WHAT THIS TASK INVOLVES —
Repeat what the lines below say, word for word, and skip every image.

-- Begin --

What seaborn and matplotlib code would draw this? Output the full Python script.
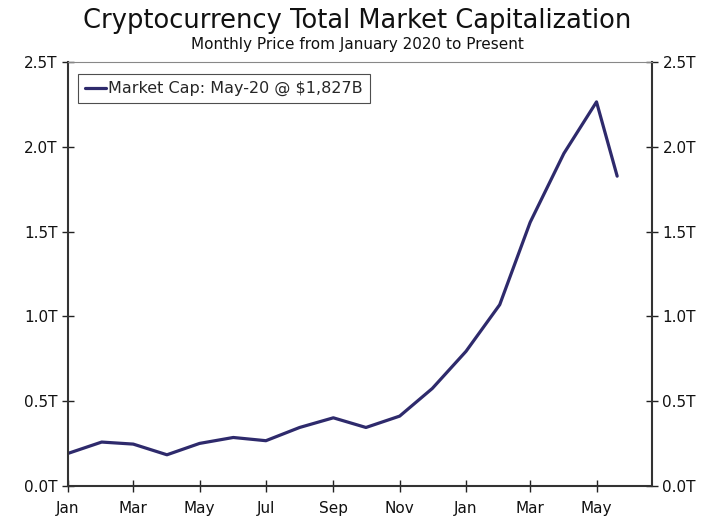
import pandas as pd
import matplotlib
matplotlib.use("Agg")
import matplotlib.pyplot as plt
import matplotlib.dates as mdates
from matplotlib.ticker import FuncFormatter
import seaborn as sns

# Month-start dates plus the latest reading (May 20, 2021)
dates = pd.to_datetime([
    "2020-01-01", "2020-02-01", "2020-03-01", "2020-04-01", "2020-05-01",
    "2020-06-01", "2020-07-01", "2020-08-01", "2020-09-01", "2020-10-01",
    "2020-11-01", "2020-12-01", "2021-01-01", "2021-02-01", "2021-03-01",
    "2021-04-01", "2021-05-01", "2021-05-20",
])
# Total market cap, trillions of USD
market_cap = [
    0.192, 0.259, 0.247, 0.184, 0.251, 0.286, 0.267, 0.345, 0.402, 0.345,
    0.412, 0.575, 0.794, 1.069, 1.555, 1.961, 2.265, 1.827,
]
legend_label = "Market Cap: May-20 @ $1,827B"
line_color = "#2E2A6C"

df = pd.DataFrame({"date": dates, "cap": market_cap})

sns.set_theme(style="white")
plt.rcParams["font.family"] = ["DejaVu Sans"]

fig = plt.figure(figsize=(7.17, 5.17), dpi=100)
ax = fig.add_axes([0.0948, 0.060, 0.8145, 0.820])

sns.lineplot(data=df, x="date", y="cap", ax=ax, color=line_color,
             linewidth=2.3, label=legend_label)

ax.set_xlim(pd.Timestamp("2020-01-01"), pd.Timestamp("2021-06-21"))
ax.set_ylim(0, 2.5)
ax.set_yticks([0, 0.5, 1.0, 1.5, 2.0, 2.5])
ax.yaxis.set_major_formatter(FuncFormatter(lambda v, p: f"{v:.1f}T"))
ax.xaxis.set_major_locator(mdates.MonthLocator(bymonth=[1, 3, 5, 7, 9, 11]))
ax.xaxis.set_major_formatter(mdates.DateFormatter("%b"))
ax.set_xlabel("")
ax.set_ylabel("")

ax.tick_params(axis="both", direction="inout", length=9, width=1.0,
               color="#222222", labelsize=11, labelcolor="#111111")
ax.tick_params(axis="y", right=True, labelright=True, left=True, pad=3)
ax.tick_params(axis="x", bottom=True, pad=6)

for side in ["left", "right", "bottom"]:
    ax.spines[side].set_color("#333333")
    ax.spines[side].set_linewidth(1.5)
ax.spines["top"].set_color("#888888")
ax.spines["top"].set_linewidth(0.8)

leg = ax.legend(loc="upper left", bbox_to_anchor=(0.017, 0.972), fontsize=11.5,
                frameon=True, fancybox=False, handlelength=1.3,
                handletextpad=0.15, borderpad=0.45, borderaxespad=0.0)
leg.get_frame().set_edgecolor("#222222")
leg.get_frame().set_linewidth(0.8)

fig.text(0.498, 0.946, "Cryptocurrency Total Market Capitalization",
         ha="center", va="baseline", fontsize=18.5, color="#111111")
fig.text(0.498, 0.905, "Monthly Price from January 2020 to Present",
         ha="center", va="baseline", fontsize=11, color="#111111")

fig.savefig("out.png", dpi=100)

-- End --

TASK SOLUTION —
What seaborn and matplotlib code would draw this? Output the full Python script.
import pandas as pd
import matplotlib
matplotlib.use("Agg")
import matplotlib.pyplot as plt
import matplotlib.dates as mdates
from matplotlib.ticker import FuncFormatter
import seaborn as sns

# Month-start dates plus the latest reading (May 20, 2021)
dates = pd.to_datetime([
    "2020-01-01", "2020-02-01", "2020-03-01", "2020-04-01", "2020-05-01",
    "2020-06-01", "2020-07-01", "2020-08-01", "2020-09-01", "2020-10-01",
    "2020-11-01", "2020-12-01", "2021-01-01", "2021-02-01", "2021-03-01",
    "2021-04-01", "2021-05-01", "2021-05-20",
])
# Total market cap, trillions of USD
market_cap = [
    0.192, 0.259, 0.247, 0.184, 0.251, 0.286, 0.267, 0.345, 0.402, 0.345,
    0.412, 0.575, 0.794, 1.069, 1.555, 1.961, 2.265, 1.827,
]
legend_label = "Market Cap: May-20 @ $1,827B"
line_color = "#2E2A6C"

df = pd.DataFrame({"date": dates, "cap": market_cap})

sns.set_theme(style="white")
plt.rcParams["font.family"] = ["DejaVu Sans"]

fig = plt.figure(figsize=(7.17, 5.17), dpi=100)
ax = fig.add_axes([0.0948, 0.060, 0.8145, 0.820])

sns.lineplot(data=df, x="date", y="cap", ax=ax, color=line_color,
             linewidth=2.3, label=legend_label)

ax.set_xlim(pd.Timestamp("2020-01-01"), pd.Timestamp("2021-06-21"))
ax.set_ylim(0, 2.5)
ax.set_yticks([0, 0.5, 1.0, 1.5, 2.0, 2.5])
ax.yaxis.set_major_formatter(FuncFormatter(lambda v, p: f"{v:.1f}T"))
ax.xaxis.set_major_locator(mdates.MonthLocator(bymonth=[1, 3, 5, 7, 9, 11]))
ax.xaxis.set_major_formatter(mdates.DateFormatter("%b"))
ax.set_xlabel("")
ax.set_ylabel("")

ax.tick_params(axis="both", direction="inout", length=9, width=1.0,
               color="#222222", labelsize=11, labelcolor="#111111")
ax.tick_params(axis="y", right=True, labelright=True, left=True, pad=3)
ax.tick_params(axis="x", bottom=True, pad=6)

for side in ["left", "right", "bottom"]:
    ax.spines[side].set_color("#333333")
    ax.spines[side].set_linewidth(1.5)
ax.spines["top"].set_color("#888888")
ax.spines["top"].set_linewidth(0.8)

leg = ax.legend(loc="upper left", bbox_to_anchor=(0.017, 0.972), fontsize=11.5,
                frameon=True, fancybox=False, handlelength=1.3,
                handletextpad=0.15, borderpad=0.45, borderaxespad=0.0)
leg.get_frame().set_edgecolor("#222222")
leg.get_frame().set_linewidth(0.8)

fig.text(0.498, 0.946, "Cryptocurrency Total Market Capitalization",
         ha="center", va="baseline", fontsize=18.5, color="#111111")
fig.text(0.498, 0.905, "Monthly Price from January 2020 to Present",
         ha="center", va="baseline", fontsize=11, color="#111111")

fig.savefig("out.png", dpi=100)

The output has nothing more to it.